Bauer's first tweet was simply 36 thinking emojis before he went further in a sarcastic second tweet that read: "If only there was just a really quick way to increase spin rate. Like what if you could trade for a player knowing that you could bump his spin rate a couple hundred rpm overnight...imagine the steals you could get on the trade market! If only that existed."
Houston starter Lance McCullers Jr. soon came to the defense of his team with a tweet. It read in part: "Jealousy isn't a good look on you my man. You have great stuff and have worked hard for it, like the rest of us, no need for this."
Bauer responded to McCullers, saying he isn't jealous and that he respects "what you all are doing over there." He then added that: "My gripe is with the hypocrisy of MLB for selectively enforcing rules when it suits them."
McCullers refused to talk about it when asked to follow up before the game. Astros manager A.J. Hinch was quick to share his thoughts about Bauer's tweets.

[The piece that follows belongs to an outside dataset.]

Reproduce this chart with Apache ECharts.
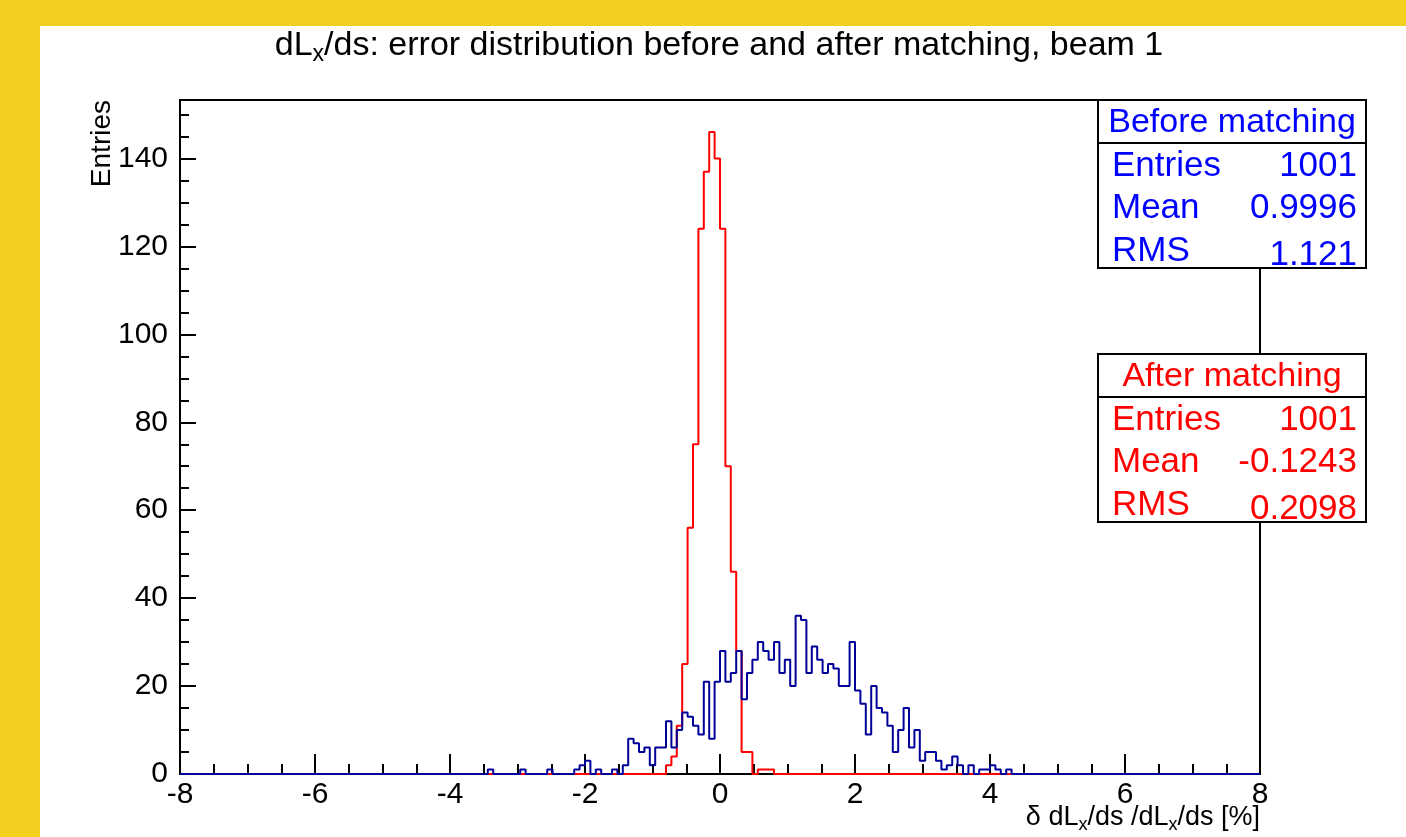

"Honestly I roll my eyes at it," Hinch said. "But I do think people need to sweep their own front porch and deal with their own situations more than throw allegations around that are unfounded. I don't know if it's a personal vendetta or if he's got a problem with things. I know sometimes Twitter considers itself the police of the world but in this situation it's time to get to baseball."
Houston third baseman Alex Bregman got involved in the spat later Tuesday with a tweet in which he called Bauer the wrong name. He tweeted: "Relax Tyler ... those World Series balls spin a little different."
The Astros entered Tuesday with the lowest ERA in the majors at 2.54. Verlander, Morton and Cole, who all have sub-2.0 ERAs, rank second through fourth in the American League. Bauer is ninth with a 2.45 ERA.
Cole is first in the AL with 61 strikeouts this season, Verlander, who started on Tuesday, ranked third with 48 entering the game. Bauer is sixth with 46 and Morton is right behind him with 45.
Houston lefty Dallas Keuchel was amused.
"I think everybody's trying to gain an edge on everybody," he said. "Whether or not it's using pine tar or cameras or whatever this day and age brings about, all kinds of stuff goes on — there's sign stealing. I think a lot of teams are trying to gain advantages on other teams. I think if pine tar is one of them it has to be widespread, I would say."
The Indians make their only trip to Houston for a three-game series May 18-20.
"We'll have to deal with it again when he comes next week because he's decided to make himself front and center on dealing with baseball curiosities," Hinch said. "But our guys are pretty good. They don't need to be thrown under the bus like that."
New York Yankees manager Aaron Boone, who finished his playing career with the Astros in 2009, said he didn't think there was anything "fishy" going on with Houston's pitchers before his team met the Astros on Tuesday night.
"I think you also have to give credit where credit's due," he said. "This organization has been really good at taking talented guys and helping them go to another level. In Verlander's case, a guy that was on a Hall of Fame track and pitching OK and then he got here and is reinvigorated and is pitching really well."
"So I don't read much into it other than they're really good at game planning over here, they're really good I think at addressing deficiency or addressing things that guys are doing well," he continued. "And they've done a really good job of getting the most out of all their players."